Getting Climate Smart in a Changing Environment
In brief: Investors are increasingly focused on environmental, social, and governance issues—particularly climate change. Given that boards are fiduciaries to their companies and shareholders, it follows that directors should pay close attention to the evolution of the risks and opportunities related to climate change. This brief aims to help boards do just that. Developed by Ceres and originally appearing in the 2019 Governance Outlook: Projections on Emerging Board Matters, it explores key trends that corporate boards should keep in mind when overseeing the implications of climate change for their businesses, as well as the effects of these trends on board responsibilities.
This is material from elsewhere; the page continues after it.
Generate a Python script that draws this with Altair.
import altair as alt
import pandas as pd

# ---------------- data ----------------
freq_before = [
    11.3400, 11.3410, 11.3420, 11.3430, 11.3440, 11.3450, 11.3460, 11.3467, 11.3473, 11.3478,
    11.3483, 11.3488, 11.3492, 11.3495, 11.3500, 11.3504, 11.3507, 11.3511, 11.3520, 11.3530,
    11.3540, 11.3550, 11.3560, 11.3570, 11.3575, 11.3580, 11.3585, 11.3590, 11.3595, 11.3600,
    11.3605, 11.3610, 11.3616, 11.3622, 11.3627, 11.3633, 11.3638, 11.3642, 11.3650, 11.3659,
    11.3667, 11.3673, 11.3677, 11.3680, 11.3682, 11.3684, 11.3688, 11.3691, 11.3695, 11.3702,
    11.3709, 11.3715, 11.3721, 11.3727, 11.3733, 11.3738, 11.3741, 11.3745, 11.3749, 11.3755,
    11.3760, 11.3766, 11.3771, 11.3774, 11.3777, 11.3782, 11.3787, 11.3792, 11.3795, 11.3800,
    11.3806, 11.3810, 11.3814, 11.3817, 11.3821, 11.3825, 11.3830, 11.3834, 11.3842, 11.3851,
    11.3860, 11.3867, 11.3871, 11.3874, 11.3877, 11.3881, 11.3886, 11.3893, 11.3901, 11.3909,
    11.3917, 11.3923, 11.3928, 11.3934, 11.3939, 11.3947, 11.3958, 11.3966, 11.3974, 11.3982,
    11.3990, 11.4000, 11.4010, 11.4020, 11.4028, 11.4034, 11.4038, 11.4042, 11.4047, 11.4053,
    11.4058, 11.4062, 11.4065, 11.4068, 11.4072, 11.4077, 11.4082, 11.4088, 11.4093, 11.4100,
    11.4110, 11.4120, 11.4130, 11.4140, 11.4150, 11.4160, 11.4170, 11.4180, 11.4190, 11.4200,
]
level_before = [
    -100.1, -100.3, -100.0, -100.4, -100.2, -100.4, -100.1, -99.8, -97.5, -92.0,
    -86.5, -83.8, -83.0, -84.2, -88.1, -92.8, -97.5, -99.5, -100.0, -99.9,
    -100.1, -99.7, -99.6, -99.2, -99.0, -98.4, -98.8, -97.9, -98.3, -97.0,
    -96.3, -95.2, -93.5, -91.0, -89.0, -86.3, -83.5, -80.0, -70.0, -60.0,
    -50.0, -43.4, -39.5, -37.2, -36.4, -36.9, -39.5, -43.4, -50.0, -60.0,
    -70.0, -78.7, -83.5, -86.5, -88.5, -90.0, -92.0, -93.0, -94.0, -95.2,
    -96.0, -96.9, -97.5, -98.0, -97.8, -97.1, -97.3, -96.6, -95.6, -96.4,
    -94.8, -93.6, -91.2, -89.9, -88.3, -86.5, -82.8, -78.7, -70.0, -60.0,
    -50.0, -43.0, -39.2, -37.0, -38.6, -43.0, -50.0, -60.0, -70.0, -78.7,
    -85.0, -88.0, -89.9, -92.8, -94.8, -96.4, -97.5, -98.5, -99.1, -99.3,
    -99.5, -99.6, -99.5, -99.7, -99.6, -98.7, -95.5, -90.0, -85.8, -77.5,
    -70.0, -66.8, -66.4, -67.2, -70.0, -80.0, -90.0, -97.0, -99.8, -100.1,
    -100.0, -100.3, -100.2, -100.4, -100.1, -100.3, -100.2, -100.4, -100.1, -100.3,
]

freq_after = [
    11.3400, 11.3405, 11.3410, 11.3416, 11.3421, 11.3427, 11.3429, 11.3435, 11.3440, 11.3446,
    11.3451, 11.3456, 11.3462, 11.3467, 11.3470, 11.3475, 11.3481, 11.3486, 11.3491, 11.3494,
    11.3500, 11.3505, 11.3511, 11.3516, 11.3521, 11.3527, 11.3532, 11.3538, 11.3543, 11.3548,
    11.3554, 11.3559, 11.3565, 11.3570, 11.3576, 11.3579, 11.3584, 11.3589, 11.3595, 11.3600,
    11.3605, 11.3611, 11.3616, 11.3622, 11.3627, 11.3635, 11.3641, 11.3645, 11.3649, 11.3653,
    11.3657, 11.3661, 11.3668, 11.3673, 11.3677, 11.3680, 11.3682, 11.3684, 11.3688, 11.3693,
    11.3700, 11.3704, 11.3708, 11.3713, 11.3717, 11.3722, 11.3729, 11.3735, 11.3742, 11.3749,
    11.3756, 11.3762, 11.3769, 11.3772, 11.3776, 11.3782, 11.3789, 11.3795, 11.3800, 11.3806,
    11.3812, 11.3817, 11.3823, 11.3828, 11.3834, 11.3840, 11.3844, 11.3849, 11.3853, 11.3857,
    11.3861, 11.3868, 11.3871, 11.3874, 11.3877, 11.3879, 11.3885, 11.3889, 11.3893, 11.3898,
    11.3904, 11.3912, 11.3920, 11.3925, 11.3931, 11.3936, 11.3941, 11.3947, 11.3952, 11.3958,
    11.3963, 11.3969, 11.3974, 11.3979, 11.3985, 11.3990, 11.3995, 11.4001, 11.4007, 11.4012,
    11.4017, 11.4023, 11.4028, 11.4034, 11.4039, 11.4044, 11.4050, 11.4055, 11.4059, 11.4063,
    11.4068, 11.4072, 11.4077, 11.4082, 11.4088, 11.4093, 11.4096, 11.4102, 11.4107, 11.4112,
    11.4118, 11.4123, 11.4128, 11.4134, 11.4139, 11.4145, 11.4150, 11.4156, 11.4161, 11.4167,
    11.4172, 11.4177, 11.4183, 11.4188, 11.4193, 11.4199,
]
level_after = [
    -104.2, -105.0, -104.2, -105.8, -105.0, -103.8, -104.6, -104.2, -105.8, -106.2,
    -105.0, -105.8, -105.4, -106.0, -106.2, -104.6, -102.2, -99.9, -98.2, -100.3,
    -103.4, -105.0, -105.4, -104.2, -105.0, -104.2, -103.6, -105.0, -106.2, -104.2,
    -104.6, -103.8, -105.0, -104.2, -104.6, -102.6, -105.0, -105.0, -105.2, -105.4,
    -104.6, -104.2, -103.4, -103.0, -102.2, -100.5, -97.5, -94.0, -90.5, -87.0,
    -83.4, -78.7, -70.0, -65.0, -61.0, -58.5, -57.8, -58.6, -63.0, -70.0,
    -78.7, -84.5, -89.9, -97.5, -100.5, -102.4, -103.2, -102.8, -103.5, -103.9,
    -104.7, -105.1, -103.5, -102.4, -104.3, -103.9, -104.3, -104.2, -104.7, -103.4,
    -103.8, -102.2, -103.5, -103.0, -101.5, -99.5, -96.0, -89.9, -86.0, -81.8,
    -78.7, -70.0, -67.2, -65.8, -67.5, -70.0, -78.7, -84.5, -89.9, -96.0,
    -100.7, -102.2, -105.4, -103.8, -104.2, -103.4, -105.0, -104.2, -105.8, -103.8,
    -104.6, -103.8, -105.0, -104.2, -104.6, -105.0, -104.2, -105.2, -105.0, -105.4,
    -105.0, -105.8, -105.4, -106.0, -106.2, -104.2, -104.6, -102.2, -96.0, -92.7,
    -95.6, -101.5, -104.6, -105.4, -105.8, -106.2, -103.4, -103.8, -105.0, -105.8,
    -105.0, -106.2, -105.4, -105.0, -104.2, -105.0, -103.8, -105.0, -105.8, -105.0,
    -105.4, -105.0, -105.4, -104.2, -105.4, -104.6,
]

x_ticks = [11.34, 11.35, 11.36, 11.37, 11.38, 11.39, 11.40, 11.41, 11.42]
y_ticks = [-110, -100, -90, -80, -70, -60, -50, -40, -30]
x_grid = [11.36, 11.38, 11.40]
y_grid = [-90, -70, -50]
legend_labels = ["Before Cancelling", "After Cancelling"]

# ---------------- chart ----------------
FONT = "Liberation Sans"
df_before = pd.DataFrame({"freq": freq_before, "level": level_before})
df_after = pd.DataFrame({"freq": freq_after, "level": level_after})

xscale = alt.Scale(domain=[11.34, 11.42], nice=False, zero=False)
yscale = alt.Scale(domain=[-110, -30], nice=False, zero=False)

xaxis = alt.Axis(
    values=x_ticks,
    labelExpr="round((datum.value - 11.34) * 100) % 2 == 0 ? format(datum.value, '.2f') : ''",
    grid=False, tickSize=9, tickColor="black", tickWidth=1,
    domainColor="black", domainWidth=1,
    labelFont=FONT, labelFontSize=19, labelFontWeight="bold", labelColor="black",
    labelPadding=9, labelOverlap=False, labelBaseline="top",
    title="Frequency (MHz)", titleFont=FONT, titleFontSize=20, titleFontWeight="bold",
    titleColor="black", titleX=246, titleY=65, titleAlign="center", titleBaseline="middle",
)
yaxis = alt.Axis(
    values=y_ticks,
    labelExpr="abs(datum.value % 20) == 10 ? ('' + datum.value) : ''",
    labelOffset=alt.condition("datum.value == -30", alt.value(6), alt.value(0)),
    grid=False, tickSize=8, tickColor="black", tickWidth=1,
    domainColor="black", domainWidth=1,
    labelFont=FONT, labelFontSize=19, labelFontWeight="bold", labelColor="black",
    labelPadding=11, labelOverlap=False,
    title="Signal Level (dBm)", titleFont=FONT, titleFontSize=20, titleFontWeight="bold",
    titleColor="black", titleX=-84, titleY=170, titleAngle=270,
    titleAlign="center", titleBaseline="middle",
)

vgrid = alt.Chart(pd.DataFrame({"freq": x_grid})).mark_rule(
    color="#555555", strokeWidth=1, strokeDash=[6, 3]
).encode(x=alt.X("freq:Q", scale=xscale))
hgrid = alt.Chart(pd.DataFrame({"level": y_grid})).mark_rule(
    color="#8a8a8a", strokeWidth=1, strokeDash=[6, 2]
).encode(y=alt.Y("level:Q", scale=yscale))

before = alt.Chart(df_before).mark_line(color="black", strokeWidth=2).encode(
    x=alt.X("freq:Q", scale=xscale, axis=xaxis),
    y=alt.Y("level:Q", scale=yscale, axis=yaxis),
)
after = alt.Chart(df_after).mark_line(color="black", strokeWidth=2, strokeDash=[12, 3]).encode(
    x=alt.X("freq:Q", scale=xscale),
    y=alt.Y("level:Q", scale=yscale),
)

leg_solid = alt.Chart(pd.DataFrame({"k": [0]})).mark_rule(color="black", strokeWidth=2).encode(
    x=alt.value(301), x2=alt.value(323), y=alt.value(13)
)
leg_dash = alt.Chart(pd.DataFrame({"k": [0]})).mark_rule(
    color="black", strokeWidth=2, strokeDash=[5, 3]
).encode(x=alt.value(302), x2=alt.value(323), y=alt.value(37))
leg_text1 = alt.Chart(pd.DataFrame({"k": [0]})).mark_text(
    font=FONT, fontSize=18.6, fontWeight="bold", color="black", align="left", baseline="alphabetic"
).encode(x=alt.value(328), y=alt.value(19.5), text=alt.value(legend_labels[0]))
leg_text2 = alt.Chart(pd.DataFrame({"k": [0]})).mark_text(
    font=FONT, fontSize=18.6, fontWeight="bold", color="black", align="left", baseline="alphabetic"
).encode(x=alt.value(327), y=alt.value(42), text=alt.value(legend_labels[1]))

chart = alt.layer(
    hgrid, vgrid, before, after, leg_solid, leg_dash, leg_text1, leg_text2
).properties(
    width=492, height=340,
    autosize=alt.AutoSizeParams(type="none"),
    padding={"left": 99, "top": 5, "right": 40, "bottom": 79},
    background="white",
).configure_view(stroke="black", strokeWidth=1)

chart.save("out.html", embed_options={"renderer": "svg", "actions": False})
This resource can help your board to
discuss the material impact of climate change on your business or industry;
integrate the risks and opportunities of climate change into corporate strategy;
consider the viewpoints of critical stakeholders, including the investor community, on climate-related risks and opportunities; and
evaluate its governance structure for climate-change oversight.
Most relevant audiences: audit and risk committee members, board chairs, lead independent directors, CEOs
Investors and boards consider environmental, social, and governance (ESG) issues—particularly climate change—in remarkably dissonant ways.
On one hand, investors are more focused than ever on climate change. In 2015, Mark Carney, the governor of the Bank of England and head of the G-20’s Financial Stability Board, declared that climate change poses financial risk that threatens the very stability of global financial markets. Nearly 400 investors representing $32 trillion in assets have called on companies to provide disclosure on climate change to help assess this risk. In the last two proxy seasons major asset owners (including BlackRock and Vanguard) helped deliver historic majority votes in shareholder proposals at fossil fuel majors (including Exxon, Occidental Petroleum, and Kinder Morgan), calling on the companies to conduct analyses to understand the impact of climate-change risk on their business.
On the other hand, this message does not seem to be getting through to the majority of corporate boards. In the 2018–2019 NACD Public Company Governance Survey, NACD found that when directors responding to the survey were asked to choose what top trends they foresee having the greatest effect on their company in the next 12 months, only 6 percent selected climate change as a top-five trend for 2019—unchanged from last year’s results.
Given that corporate boards are fiduciaries to their companies and their shareholders, it follows that boards should pay attention to the evolution of climate-change risks and opportunities. Being proactive in this way would allow for thoughtful decision making that avoids crises, rather than decision making that reacts to them.